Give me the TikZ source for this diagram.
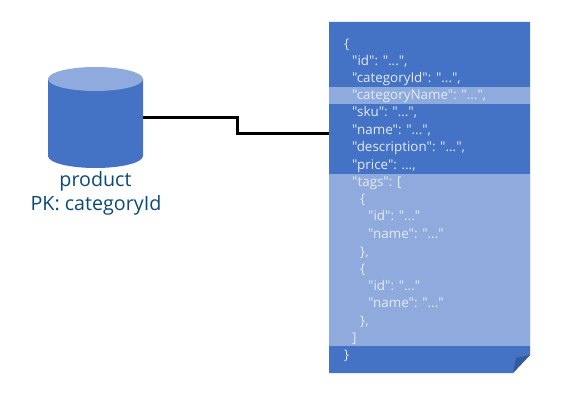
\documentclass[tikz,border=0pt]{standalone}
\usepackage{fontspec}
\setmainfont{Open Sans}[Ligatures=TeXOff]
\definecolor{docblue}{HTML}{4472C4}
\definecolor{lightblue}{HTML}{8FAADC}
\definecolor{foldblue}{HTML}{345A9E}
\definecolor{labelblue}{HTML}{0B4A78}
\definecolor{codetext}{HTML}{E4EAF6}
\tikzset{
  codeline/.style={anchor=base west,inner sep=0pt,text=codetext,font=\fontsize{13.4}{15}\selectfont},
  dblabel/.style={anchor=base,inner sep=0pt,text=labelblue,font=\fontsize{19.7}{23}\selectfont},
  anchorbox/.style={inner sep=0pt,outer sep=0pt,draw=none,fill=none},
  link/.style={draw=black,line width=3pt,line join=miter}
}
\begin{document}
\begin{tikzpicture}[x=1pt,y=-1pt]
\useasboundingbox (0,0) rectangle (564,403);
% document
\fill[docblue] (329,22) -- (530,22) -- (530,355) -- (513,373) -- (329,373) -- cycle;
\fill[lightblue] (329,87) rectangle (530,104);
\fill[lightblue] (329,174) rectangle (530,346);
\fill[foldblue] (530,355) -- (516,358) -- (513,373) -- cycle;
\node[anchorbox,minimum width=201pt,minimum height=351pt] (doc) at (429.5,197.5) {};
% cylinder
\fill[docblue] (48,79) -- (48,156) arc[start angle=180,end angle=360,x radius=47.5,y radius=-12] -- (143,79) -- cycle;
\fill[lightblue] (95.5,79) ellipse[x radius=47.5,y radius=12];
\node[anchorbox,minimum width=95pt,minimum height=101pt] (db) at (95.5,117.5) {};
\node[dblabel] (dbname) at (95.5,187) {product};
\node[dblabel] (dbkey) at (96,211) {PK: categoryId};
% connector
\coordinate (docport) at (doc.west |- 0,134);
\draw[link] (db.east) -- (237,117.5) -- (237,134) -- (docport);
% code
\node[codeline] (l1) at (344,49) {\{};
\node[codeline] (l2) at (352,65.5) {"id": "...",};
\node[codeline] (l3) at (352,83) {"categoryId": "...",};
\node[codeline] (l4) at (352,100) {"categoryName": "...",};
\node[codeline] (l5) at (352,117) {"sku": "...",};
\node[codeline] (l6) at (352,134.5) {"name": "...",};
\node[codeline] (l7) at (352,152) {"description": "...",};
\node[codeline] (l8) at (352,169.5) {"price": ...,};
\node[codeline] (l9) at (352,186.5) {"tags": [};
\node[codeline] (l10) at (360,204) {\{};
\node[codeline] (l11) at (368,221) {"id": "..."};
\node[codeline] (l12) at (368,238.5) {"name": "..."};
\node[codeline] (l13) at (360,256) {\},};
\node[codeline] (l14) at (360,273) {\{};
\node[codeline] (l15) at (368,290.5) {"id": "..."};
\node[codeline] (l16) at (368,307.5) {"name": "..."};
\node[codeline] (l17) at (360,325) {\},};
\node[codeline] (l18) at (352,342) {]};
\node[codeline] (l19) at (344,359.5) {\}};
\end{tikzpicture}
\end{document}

§

Repeat the listing above exactly, with no pictures.

Answer to this problem:
Give me the TikZ source for this diagram.
\documentclass[tikz,border=0pt]{standalone}
\usepackage{fontspec}
\setmainfont{Open Sans}[Ligatures=TeXOff]
\definecolor{docblue}{HTML}{4472C4}
\definecolor{lightblue}{HTML}{8FAADC}
\definecolor{foldblue}{HTML}{345A9E}
\definecolor{labelblue}{HTML}{0B4A78}
\definecolor{codetext}{HTML}{E4EAF6}
\tikzset{
  codeline/.style={anchor=base west,inner sep=0pt,text=codetext,font=\fontsize{13.4}{15}\selectfont},
  dblabel/.style={anchor=base,inner sep=0pt,text=labelblue,font=\fontsize{19.7}{23}\selectfont},
  anchorbox/.style={inner sep=0pt,outer sep=0pt,draw=none,fill=none},
  link/.style={draw=black,line width=3pt,line join=miter}
}
\begin{document}
\begin{tikzpicture}[x=1pt,y=-1pt]
\useasboundingbox (0,0) rectangle (564,403);
% document
\fill[docblue] (329,22) -- (530,22) -- (530,355) -- (513,373) -- (329,373) -- cycle;
\fill[lightblue] (329,87) rectangle (530,104);
\fill[lightblue] (329,174) rectangle (530,346);
\fill[foldblue] (530,355) -- (516,358) -- (513,373) -- cycle;
\node[anchorbox,minimum width=201pt,minimum height=351pt] (doc) at (429.5,197.5) {};
% cylinder
\fill[docblue] (48,79) -- (48,156) arc[start angle=180,end angle=360,x radius=47.5,y radius=-12] -- (143,79) -- cycle;
\fill[lightblue] (95.5,79) ellipse[x radius=47.5,y radius=12];
\node[anchorbox,minimum width=95pt,minimum height=101pt] (db) at (95.5,117.5) {};
\node[dblabel] (dbname) at (95.5,187) {product};
\node[dblabel] (dbkey) at (96,211) {PK: categoryId};
% connector
\coordinate (docport) at (doc.west |- 0,134);
\draw[link] (db.east) -- (237,117.5) -- (237,134) -- (docport);
% code
\node[codeline] (l1) at (344,49) {\{};
\node[codeline] (l2) at (352,65.5) {"id": "...",};
\node[codeline] (l3) at (352,83) {"categoryId": "...",};
\node[codeline] (l4) at (352,100) {"categoryName": "...",};
\node[codeline] (l5) at (352,117) {"sku": "...",};
\node[codeline] (l6) at (352,134.5) {"name": "...",};
\node[codeline] (l7) at (352,152) {"description": "...",};
\node[codeline] (l8) at (352,169.5) {"price": ...,};
\node[codeline] (l9) at (352,186.5) {"tags": [};
\node[codeline] (l10) at (360,204) {\{};
\node[codeline] (l11) at (368,221) {"id": "..."};
\node[codeline] (l12) at (368,238.5) {"name": "..."};
\node[codeline] (l13) at (360,256) {\},};
\node[codeline] (l14) at (360,273) {\{};
\node[codeline] (l15) at (368,290.5) {"id": "..."};
\node[codeline] (l16) at (368,307.5) {"name": "..."};
\node[codeline] (l17) at (360,325) {\},};
\node[codeline] (l18) at (352,342) {]};
\node[codeline] (l19) at (344,359.5) {\}};
\end{tikzpicture}
\end{document}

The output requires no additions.